| WHAT TO WORK ON |
Data follows below. Repeat exactly the lines between the line holding "Write a Python" and the line holding "8300, 12500, 37000]", inclusive, and nothing more; drop pictures.

| PROVIDED MATERIAL |
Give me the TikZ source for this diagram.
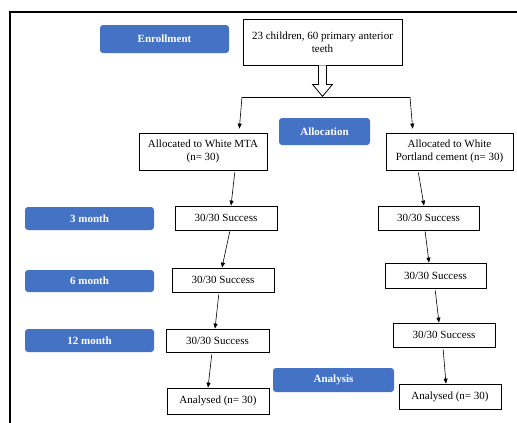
\documentclass[tikz,border=0pt]{standalone}
\usepackage{fontspec}
\setmainfont{Liberation Serif}
\usetikzlibrary{positioning,calc,arrows.meta}
\definecolor{phaseblue}{HTML}{4472C4}

\begin{document}
\begin{tikzpicture}[
    x=1pt, y=-1pt,
    box/.style={draw, line width=0.8pt, align=center, inner sep=1pt, font=\fontsize{11}{13}\selectfont},
    phase/.style={fill=phaseblue, rounded corners=3pt, text=white, align=center, font=\fontsize{11}{13}\selectfont\bfseries},
    arr/.style={-{Triangle[length=5pt,width=4pt]}, line width=0.6pt}
]
\useasboundingbox (0,0) rectangle (517,423);

% ===== Frame =====
\draw[line width=2pt] (10,423) -- (10,12) -- (517,12);

% ===== Phase labels (blue) =====
\node[phase, minimum width=129pt, minimum height=28pt] (enroll) at (164.5,39) {Enrollment};
\node[phase, minimum width=91pt, minimum height=27pt] (alloc) at (324.5,131.5) {Allocation};
\node[phase, minimum width=129pt, minimum height=23pt] (m3) at (89.5,218.5) {3 month};
\node[phase, minimum width=129pt, minimum height=22pt] (m6) at (89.5,281) {6 month};
\node[phase, minimum width=129pt, minimum height=23pt] (m12) at (89.5,340.5) {12 month};
\node[phase, minimum width=121pt, minimum height=24pt] (analysis) at (333.5,380) {Analysis};

% ===== Enrollment box =====
\node[box, minimum width=159pt, minimum height=46pt] (teeth) at (322.5,42) {23 children, 60 primary anterior\\teeth};

% Hollow arrow down to the split
\draw[line width=0.8pt, fill=white] ([xshift=-4pt]teeth.south) -- ++(0,19) -- ++(-6,0)
    -- ++(10,12) -- ++(10,-12) -- ++(-6,0) -- ([xshift=4pt]teeth.south);

% ===== Groups =====
\node[box, minimum width=128pt, minimum height=37pt] (mta) at (203,151.5) {Allocated to White MTA\\(n= 30)};
\node[box, minimum width=127pt, minimum height=37pt] (wpc) at (449.5,151.5) {Allocated to White\\Portland cement (n= 30)};

% Split line
\coordinate (jl) at (242,97);
\coordinate (jr) at (410,97);
\draw[line width=0.6pt] (jl) -- (jr);
\draw[arr, shorten >=4pt] (jl) -- ([xshift=36pt]mta.north);
\draw[arr, shorten >=4pt] (jr) -- ([xshift=-36.5pt]wpc.north);

% ===== MTA follow-up =====
\node[box, minimum width=102pt, minimum height=24pt] (L1) at (226,218) {30/30 Success};
\node[box, minimum width=102pt, minimum height=24pt] (L2) at (223,280) {30/30 Success};
\node[box, minimum width=103pt, minimum height=23pt] (L3) at (217.5,340.5) {30/30 Success};
\node[box, minimum width=102pt, minimum height=26pt] (LA) at (218,401) {Analysed (n= 30)};

\draw[arr, shorten <=2pt] ([xshift=32pt]mta.south) -- ([xshift=5pt]L1.north);
\draw[arr, shorten <=1pt] ([xshift=4pt]L1.south) -- ([xshift=-1pt]L2.north);
\draw[arr, shorten <=2pt] ([xshift=-4pt]L2.south) -- ([xshift=-2.5pt]L3.north);
\draw[arr, shorten <=2pt] ([xshift=-5.5pt]L3.south) -- ([xshift=-10pt]LA.north);

% ===== White Portland cement follow-up =====
\node[box, minimum width=101pt, minimum height=24pt] (R1) at (428.5,218) {30/30 Success};
\node[box, minimum width=101pt, minimum height=25pt] (R2) at (435.5,275.5) {30/30 Success};
\node[box, minimum width=102pt, minimum height=24pt] (R3) at (444,335) {30/30 Success};
\node[box, minimum width=102pt, minimum height=25pt] (RA) at (450,396.5) {Analysed (n= 30)};

\draw[arr, shorten <=2pt] ([xshift=-31.5pt]wpc.south) -- ([xshift=-4.5pt]R1.north);
\draw[arr, shorten <=1pt] ([xshift=-3.5pt]R1.south) -- ([xshift=-6.5pt]R2.north);
\draw[arr, shorten <=2pt] ([xshift=-0.5pt]R2.south) -- ([xshift=-5pt]R3.north);
\draw[arr, shorten <=2pt] ([xshift=-1pt]R3.south) -- ([xshift=-4pt]RA.north);

\end{tikzpicture}
\end{document}
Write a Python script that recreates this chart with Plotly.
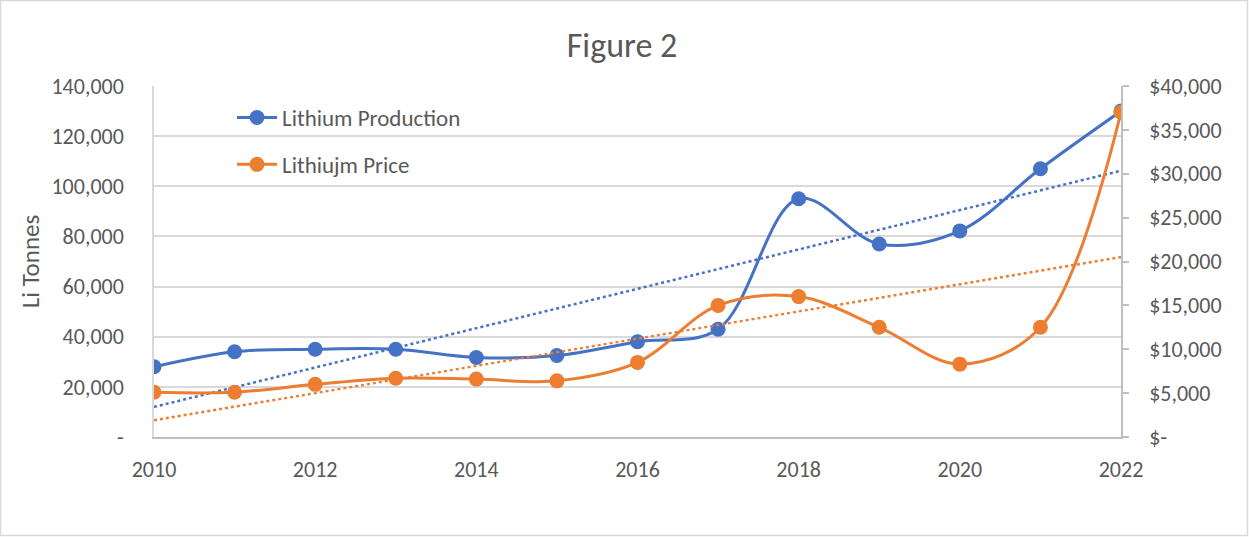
import numpy as np
import plotly.graph_objects as go

years = [2010, 2011, 2012, 2013, 2014, 2015, 2016, 2017, 2018, 2019, 2020, 2021, 2022]
production = [28000, 34000, 35000, 35000, 31700, 32500, 38000, 43000, 95000, 77000, 82200, 107000, 130000]
price = [5100, 5100, 6000, 6700, 6600, 6400, 8500, 15000, 16000, 12500, 8300, 12500, 37000]

left_tickvals = [0, 20000, 40000, 60000, 80000, 100000, 120000, 140000]
left_ticktext = ["-", "20,000", "40,000", "60,000", "80,000", "100,000", "120,000", "140,000"]
right_tickvals = [0, 5000, 10000, 15000, 20000, 25000, 30000, 35000, 40000]
right_ticktext = ["$-", "$5,000", "$10,000", "$15,000", "$20,000", "$25,000", "$30,000", "$35,000", "$40,000"]
x_tickvals = [2010, 2012, 2014, 2016, 2018, 2020, 2022]

BLUE = "#4472C4"
ORANGE = "#ED7D31"
TXT = "#595959"
FONT = "Calibri, Carlito, Lato, sans-serif"

x = np.array(years, dtype=float)
pb = np.polyfit(x, production, 1)
po = np.polyfit(x, price, 1)
trend_b = np.polyval(pb, x)
trend_o = np.polyval(po, x)

fig = go.Figure()
fig.add_trace(go.Scatter(x=years, y=trend_b, mode="lines", showlegend=False,
                         line=dict(color=BLUE, width=2.5, dash="dot"), hoverinfo="skip"))
fig.add_trace(go.Scatter(x=years, y=trend_o, mode="lines", showlegend=False, yaxis="y2",
                         line=dict(color=ORANGE, width=2.5, dash="dot"), hoverinfo="skip"))
fig.add_trace(go.Scatter(x=years, y=production, name="Lithium Production", mode="lines+markers",
                         line=dict(color=BLUE, width=3, shape="spline", smoothing=1.0),
                         marker=dict(size=15, color=BLUE), legendgroup="a"))
fig.add_trace(go.Scatter(x=years, y=price, name="Lithiujm Price", mode="lines+markers", yaxis="y2",
                         line=dict(color=ORANGE, width=3, shape="spline", smoothing=1.0),
                         marker=dict(size=15, color=ORANGE), legendgroup="b"))

L, R, T, B = 154, 128, 86, 100
W, H = 1249, 537
pw, ph = W - L - R, H - T - B

fig.update_layout(
    width=W, height=H,
    margin=dict(l=L, r=R, t=T, b=B),
    paper_bgcolor="white", plot_bgcolor="white",
    font=dict(family=FONT, color=TXT, size=22),
    title=dict(text="Figure 2", x=0.498, xanchor="center", y=1 - 45 / H, yanchor="middle",
               font=dict(size=34, color=TXT, family=FONT)),
    xaxis=dict(range=[2010, 2022], tickvals=x_tickvals, showgrid=False, zeroline=False,
               showline=True, linecolor="#BFBFBF", linewidth=1.5, ticks="",
               ticklabelstandoff=12, tickfont=dict(size=22, color=TXT)),
    yaxis=dict(range=[0, 140000], tickvals=left_tickvals, ticktext=left_ticktext,
               showgrid=True, gridcolor="#D9D9D9", gridwidth=1.5, zeroline=False,
               showline=True, linecolor="#D9D9D9", linewidth=1.5, ticks="",
               ticklabelstandoff=24, tickfont=dict(size=22, color=TXT),
               title=dict(text="Li Tonnes", font=dict(size=25, color=TXT), standoff=5)),
    yaxis2=dict(range=[0, 40000], overlaying="y", side="right", tickvals=right_tickvals,
                ticktext=right_ticktext, showgrid=False, zeroline=False, showline=True,
                linecolor="#BFBFBF", linewidth=1.5, ticks="outside", ticklen=6,
                tickcolor="#BFBFBF", tickwidth=1.5, ticklabelstandoff=16,
                tickfont=dict(size=22, color=TXT)),
    legend=dict(x=(232 - L) / pw, y=(H - B - 96) / ph, xanchor="left", yanchor="top",
                bgcolor="rgba(0,0,0,0)", font=dict(size=23, color=TXT),
                tracegroupgap=14, itemwidth=40),
    showlegend=True,
    shapes=[dict(type="rect", xref="paper", yref="paper",
                 x0=-L / pw + 0.5 / pw, x1=1 + R / pw - 1.5 / pw,
                 y0=-B / ph + 1.5 / ph, y1=1 + T / ph - 0.5 / ph,
                 line=dict(color="#D9D9D9", width=1.5), layer="below")],
)

fig.write_html("out.html", config={"displayModeBar": False},
               post_script="document.body.style.margin='0';")
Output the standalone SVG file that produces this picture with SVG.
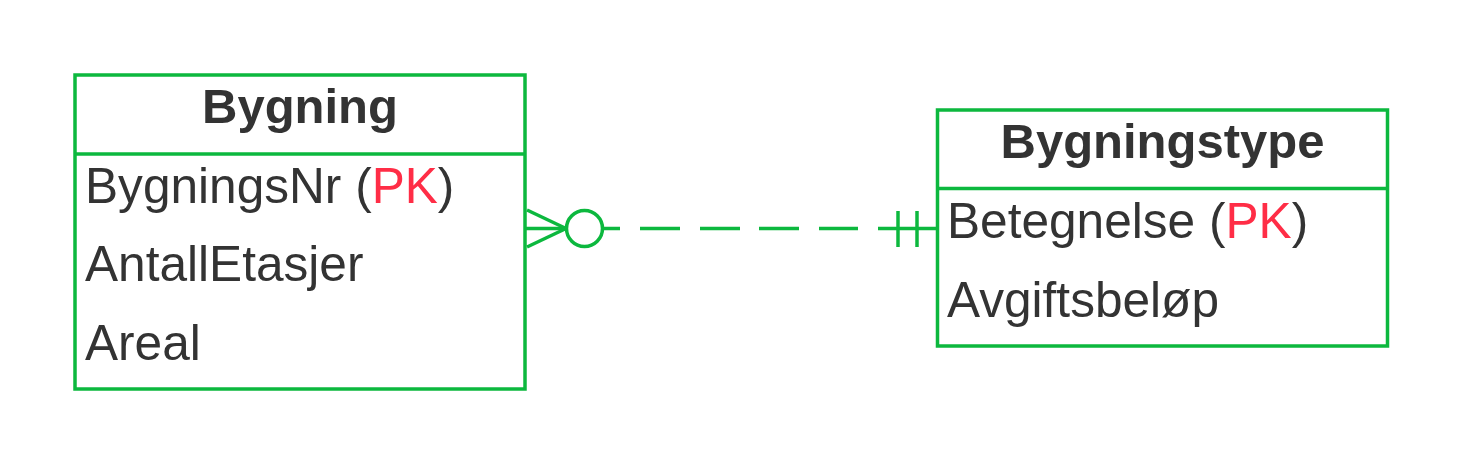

| WORKED SOLUTION |
Write a Python script that recreates this chart with Plotly.
import numpy as np
import plotly.graph_objects as go

years = [2010, 2011, 2012, 2013, 2014, 2015, 2016, 2017, 2018, 2019, 2020, 2021, 2022]
production = [28000, 34000, 35000, 35000, 31700, 32500, 38000, 43000, 95000, 77000, 82200, 107000, 130000]
price = [5100, 5100, 6000, 6700, 6600, 6400, 8500, 15000, 16000, 12500, 8300, 12500, 37000]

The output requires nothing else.